> Data shown:

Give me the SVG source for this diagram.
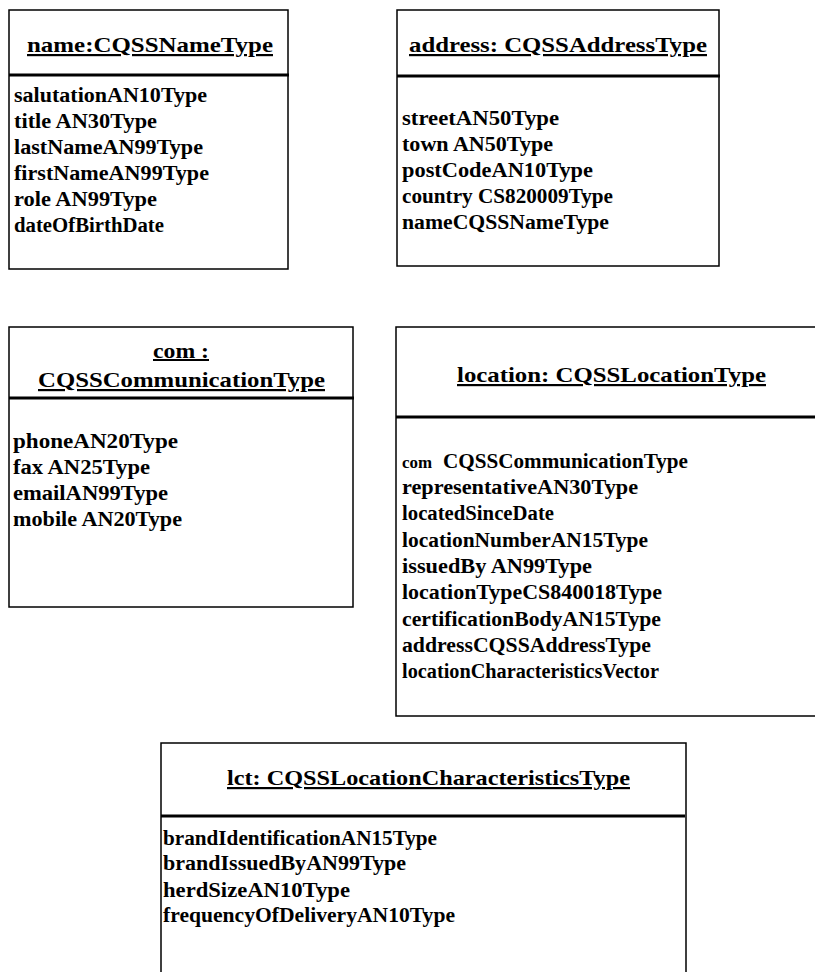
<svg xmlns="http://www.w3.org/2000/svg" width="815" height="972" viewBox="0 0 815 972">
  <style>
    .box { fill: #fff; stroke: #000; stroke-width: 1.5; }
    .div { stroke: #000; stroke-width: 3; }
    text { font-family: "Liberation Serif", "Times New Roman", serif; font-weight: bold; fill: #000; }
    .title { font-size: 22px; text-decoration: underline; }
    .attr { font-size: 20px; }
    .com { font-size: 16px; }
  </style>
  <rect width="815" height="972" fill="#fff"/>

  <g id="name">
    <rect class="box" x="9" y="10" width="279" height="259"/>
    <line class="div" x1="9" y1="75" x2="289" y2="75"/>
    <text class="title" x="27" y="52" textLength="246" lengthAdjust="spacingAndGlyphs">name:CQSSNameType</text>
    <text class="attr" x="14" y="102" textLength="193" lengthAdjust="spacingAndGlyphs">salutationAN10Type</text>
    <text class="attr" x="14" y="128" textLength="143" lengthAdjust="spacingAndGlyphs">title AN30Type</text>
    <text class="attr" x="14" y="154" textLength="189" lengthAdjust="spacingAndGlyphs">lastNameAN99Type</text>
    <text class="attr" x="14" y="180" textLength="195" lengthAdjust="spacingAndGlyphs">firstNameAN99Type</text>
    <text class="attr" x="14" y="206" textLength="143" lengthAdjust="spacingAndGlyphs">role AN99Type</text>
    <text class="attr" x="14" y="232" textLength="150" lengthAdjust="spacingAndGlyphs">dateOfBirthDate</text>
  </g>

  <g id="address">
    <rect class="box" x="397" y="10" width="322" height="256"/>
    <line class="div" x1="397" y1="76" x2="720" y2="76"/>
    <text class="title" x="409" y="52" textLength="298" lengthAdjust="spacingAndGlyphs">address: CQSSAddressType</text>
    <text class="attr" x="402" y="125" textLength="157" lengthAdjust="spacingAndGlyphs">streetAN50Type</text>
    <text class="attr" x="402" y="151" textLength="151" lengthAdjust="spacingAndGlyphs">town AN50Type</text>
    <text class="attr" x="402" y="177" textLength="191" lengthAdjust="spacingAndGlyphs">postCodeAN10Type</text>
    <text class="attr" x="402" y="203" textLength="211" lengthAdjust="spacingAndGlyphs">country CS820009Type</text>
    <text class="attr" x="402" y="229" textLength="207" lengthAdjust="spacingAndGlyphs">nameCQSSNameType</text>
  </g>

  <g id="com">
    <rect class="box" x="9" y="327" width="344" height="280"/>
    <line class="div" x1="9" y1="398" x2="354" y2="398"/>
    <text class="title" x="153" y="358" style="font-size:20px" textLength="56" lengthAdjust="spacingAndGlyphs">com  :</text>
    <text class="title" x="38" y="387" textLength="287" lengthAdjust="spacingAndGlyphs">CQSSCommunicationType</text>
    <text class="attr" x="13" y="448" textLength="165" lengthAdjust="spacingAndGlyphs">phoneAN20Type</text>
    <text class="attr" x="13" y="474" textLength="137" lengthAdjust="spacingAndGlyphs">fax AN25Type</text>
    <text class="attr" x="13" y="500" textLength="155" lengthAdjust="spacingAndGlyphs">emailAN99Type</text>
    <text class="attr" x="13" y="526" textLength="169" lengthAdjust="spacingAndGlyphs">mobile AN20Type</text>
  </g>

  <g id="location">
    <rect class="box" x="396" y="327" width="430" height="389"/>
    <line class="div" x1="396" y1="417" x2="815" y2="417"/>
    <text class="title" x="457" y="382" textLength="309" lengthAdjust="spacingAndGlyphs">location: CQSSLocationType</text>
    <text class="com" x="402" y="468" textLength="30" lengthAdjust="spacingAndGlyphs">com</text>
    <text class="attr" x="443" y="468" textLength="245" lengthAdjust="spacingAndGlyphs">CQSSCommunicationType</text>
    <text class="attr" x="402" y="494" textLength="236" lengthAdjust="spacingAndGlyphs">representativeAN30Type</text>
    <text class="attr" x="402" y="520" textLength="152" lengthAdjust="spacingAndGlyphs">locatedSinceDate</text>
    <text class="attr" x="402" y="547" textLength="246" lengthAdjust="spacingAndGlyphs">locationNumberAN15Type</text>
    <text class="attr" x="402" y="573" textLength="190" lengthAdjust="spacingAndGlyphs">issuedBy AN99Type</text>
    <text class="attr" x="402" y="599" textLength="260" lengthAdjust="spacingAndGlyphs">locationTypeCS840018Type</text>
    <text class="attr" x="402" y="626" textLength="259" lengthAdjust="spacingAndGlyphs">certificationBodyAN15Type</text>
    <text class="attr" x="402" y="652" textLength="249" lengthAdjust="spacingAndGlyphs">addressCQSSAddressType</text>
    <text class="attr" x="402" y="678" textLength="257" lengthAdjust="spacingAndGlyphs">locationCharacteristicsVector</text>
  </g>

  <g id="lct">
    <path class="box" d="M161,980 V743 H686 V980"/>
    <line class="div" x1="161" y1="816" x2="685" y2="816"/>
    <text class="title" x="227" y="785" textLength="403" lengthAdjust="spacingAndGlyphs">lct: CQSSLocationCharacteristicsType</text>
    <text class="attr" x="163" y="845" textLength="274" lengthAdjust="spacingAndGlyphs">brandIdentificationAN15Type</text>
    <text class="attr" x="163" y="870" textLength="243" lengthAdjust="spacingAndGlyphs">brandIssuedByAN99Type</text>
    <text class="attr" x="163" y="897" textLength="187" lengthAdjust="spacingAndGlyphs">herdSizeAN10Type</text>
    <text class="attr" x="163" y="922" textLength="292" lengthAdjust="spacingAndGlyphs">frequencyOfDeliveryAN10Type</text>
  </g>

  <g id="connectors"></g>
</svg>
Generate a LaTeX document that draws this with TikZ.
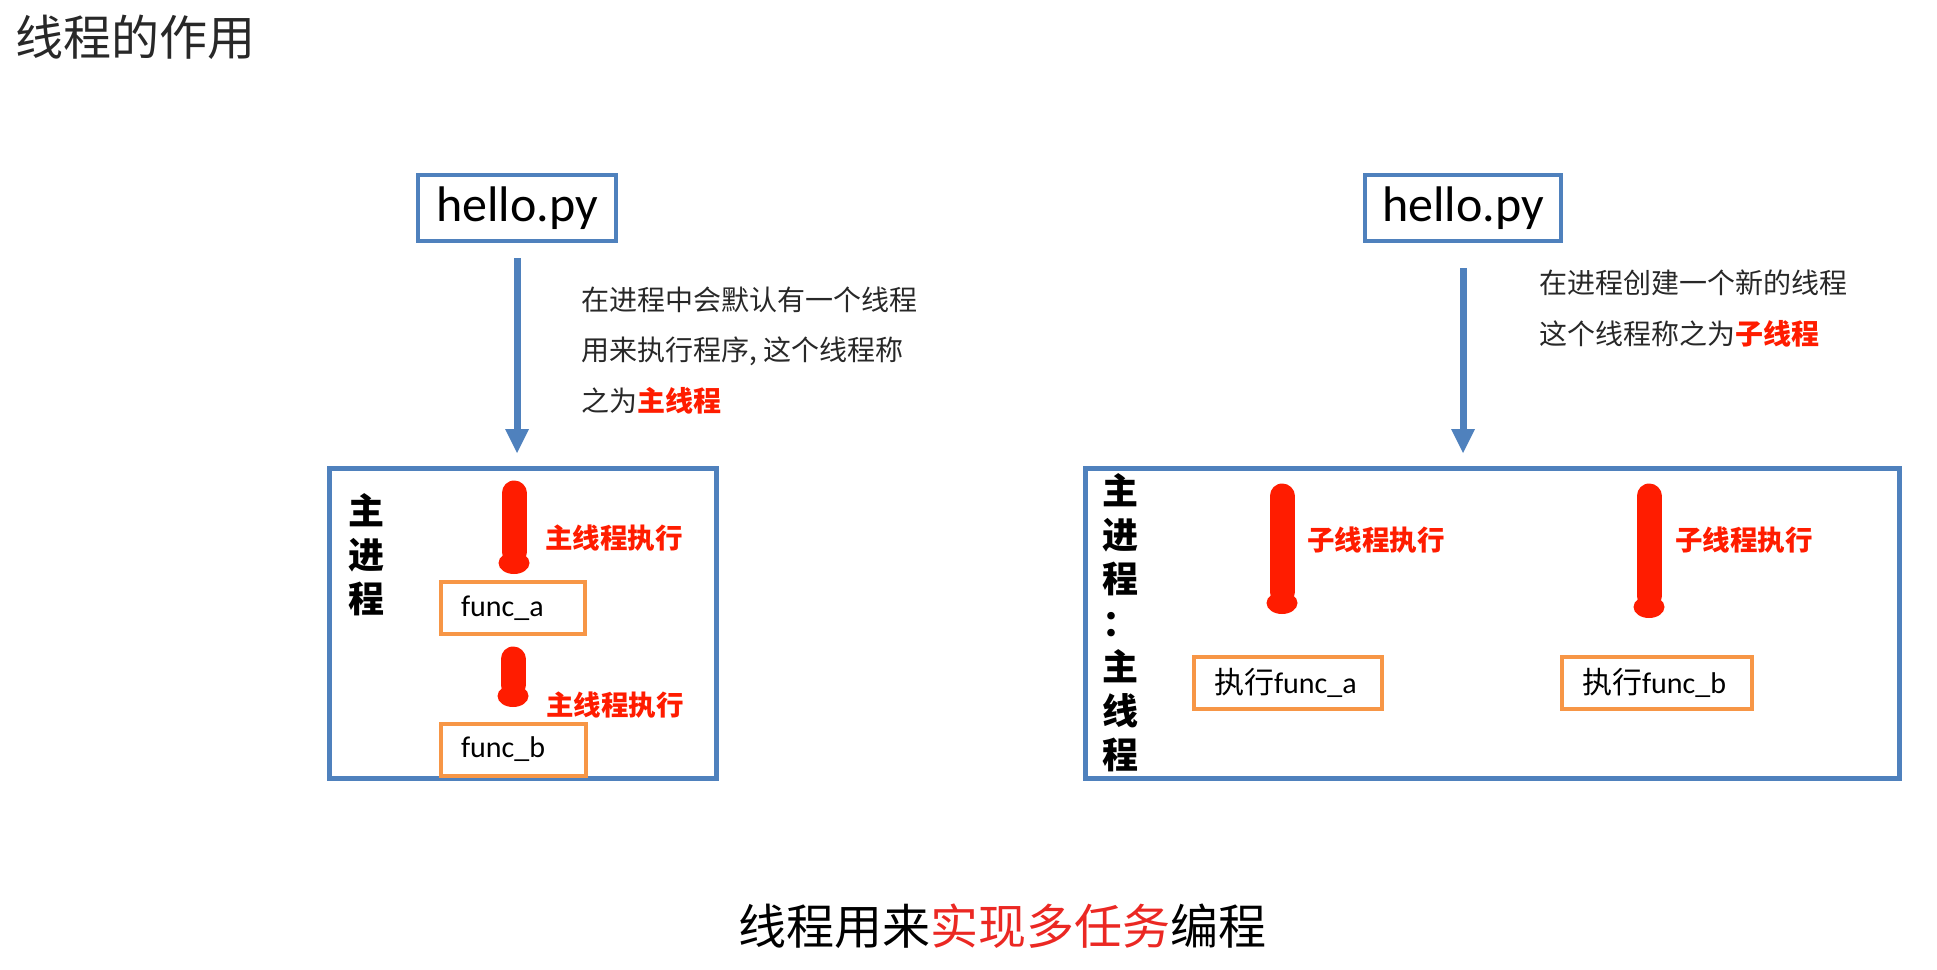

> What you have to do: Return all of the entries word for word, but omit the pictures.

> Expected answer:
Give me the SVG source for this diagram.
<svg xmlns="http://www.w3.org/2000/svg" width="815" height="972" viewBox="0 0 815 972">
  <style>
    .box { fill: #fff; stroke: #000; stroke-width: 1.5; }
    .div { stroke: #000; stroke-width: 3; }
    text { font-family: "Liberation Serif", "Times New Roman", serif; font-weight: bold; fill: #000; }
    .title { font-size: 22px; text-decoration: underline; }
    .attr { font-size: 20px; }
    .com { font-size: 16px; }
  </style>
  <rect width="815" height="972" fill="#fff"/>

  <g id="name">
    <rect class="box" x="9" y="10" width="279" height="259"/>
    <line class="div" x1="9" y1="75" x2="289" y2="75"/>
    <text class="title" x="27" y="52" textLength="246" lengthAdjust="spacingAndGlyphs">name:CQSSNameType</text>
    <text class="attr" x="14" y="102" textLength="193" lengthAdjust="spacingAndGlyphs">salutationAN10Type</text>
    <text class="attr" x="14" y="128" textLength="143" lengthAdjust="spacingAndGlyphs">title AN30Type</text>
    <text class="attr" x="14" y="154" textLength="189" lengthAdjust="spacingAndGlyphs">lastNameAN99Type</text>
    <text class="attr" x="14" y="180" textLength="195" lengthAdjust="spacingAndGlyphs">firstNameAN99Type</text>
    <text class="attr" x="14" y="206" textLength="143" lengthAdjust="spacingAndGlyphs">role AN99Type</text>
    <text class="attr" x="14" y="232" textLength="150" lengthAdjust="spacingAndGlyphs">dateOfBirthDate</text>
  </g>

  <g id="address">
    <rect class="box" x="397" y="10" width="322" height="256"/>
    <line class="div" x1="397" y1="76" x2="720" y2="76"/>
    <text class="title" x="409" y="52" textLength="298" lengthAdjust="spacingAndGlyphs">address: CQSSAddressType</text>
    <text class="attr" x="402" y="125" textLength="157" lengthAdjust="spacingAndGlyphs">streetAN50Type</text>
    <text class="attr" x="402" y="151" textLength="151" lengthAdjust="spacingAndGlyphs">town AN50Type</text>
    <text class="attr" x="402" y="177" textLength="191" lengthAdjust="spacingAndGlyphs">postCodeAN10Type</text>
    <text class="attr" x="402" y="203" textLength="211" lengthAdjust="spacingAndGlyphs">country CS820009Type</text>
    <text class="attr" x="402" y="229" textLength="207" lengthAdjust="spacingAndGlyphs">nameCQSSNameType</text>
  </g>

  <g id="com">
    <rect class="box" x="9" y="327" width="344" height="280"/>
    <line class="div" x1="9" y1="398" x2="354" y2="398"/>
    <text class="title" x="153" y="358" style="font-size:20px" textLength="56" lengthAdjust="spacingAndGlyphs">com  :</text>
    <text class="title" x="38" y="387" textLength="287" lengthAdjust="spacingAndGlyphs">CQSSCommunicationType</text>
    <text class="attr" x="13" y="448" textLength="165" lengthAdjust="spacingAndGlyphs">phoneAN20Type</text>
    <text class="attr" x="13" y="474" textLength="137" lengthAdjust="spacingAndGlyphs">fax AN25Type</text>
    <text class="attr" x="13" y="500" textLength="155" lengthAdjust="spacingAndGlyphs">emailAN99Type</text>
    <text class="attr" x="13" y="526" textLength="169" lengthAdjust="spacingAndGlyphs">mobile AN20Type</text>
  </g>

  <g id="location">
    <rect class="box" x="396" y="327" width="430" height="389"/>
    <line class="div" x1="396" y1="417" x2="815" y2="417"/>
    <text class="title" x="457" y="382" textLength="309" lengthAdjust="spacingAndGlyphs">location: CQSSLocationType</text>
    <text class="com" x="402" y="468" textLength="30" lengthAdjust="spacingAndGlyphs">com</text>
    <text class="attr" x="443" y="468" textLength="245" lengthAdjust="spacingAndGlyphs">CQSSCommunicationType</text>
    <text class="attr" x="402" y="494" textLength="236" lengthAdjust="spacingAndGlyphs">representativeAN30Type</text>
    <text class="attr" x="402" y="520" textLength="152" lengthAdjust="spacingAndGlyphs">locatedSinceDate</text>
    <text class="attr" x="402" y="547" textLength="246" lengthAdjust="spacingAndGlyphs">locationNumberAN15Type</text>
    <text class="attr" x="402" y="573" textLength="190" lengthAdjust="spacingAndGlyphs">issuedBy AN99Type</text>
    <text class="attr" x="402" y="599" textLength="260" lengthAdjust="spacingAndGlyphs">locationTypeCS840018Type</text>
    <text class="attr" x="402" y="626" textLength="259" lengthAdjust="spacingAndGlyphs">certificationBodyAN15Type</text>
    <text class="attr" x="402" y="652" textLength="249" lengthAdjust="spacingAndGlyphs">addressCQSSAddressType</text>
    <text class="attr" x="402" y="678" textLength="257" lengthAdjust="spacingAndGlyphs">locationCharacteristicsVector</text>
  </g>

  <g id="lct">
    <path class="box" d="M161,980 V743 H686 V980"/>
    <line class="div" x1="161" y1="816" x2="685" y2="816"/>
    <text class="title" x="227" y="785" textLength="403" lengthAdjust="spacingAndGlyphs">lct: CQSSLocationCharacteristicsType</text>
    <text class="attr" x="163" y="845" textLength="274" lengthAdjust="spacingAndGlyphs">brandIdentificationAN15Type</text>
    <text class="attr" x="163" y="870" textLength="243" lengthAdjust="spacingAndGlyphs">brandIssuedByAN99Type</text>
    <text class="attr" x="163" y="897" textLength="187" lengthAdjust="spacingAndGlyphs">herdSizeAN10Type</text>
    <text class="attr" x="163" y="922" textLength="292" lengthAdjust="spacingAndGlyphs">frequencyOfDeliveryAN10Type</text>
  </g>

  <g id="connectors"></g>
</svg>
Generate a LaTeX document that draws this with TikZ.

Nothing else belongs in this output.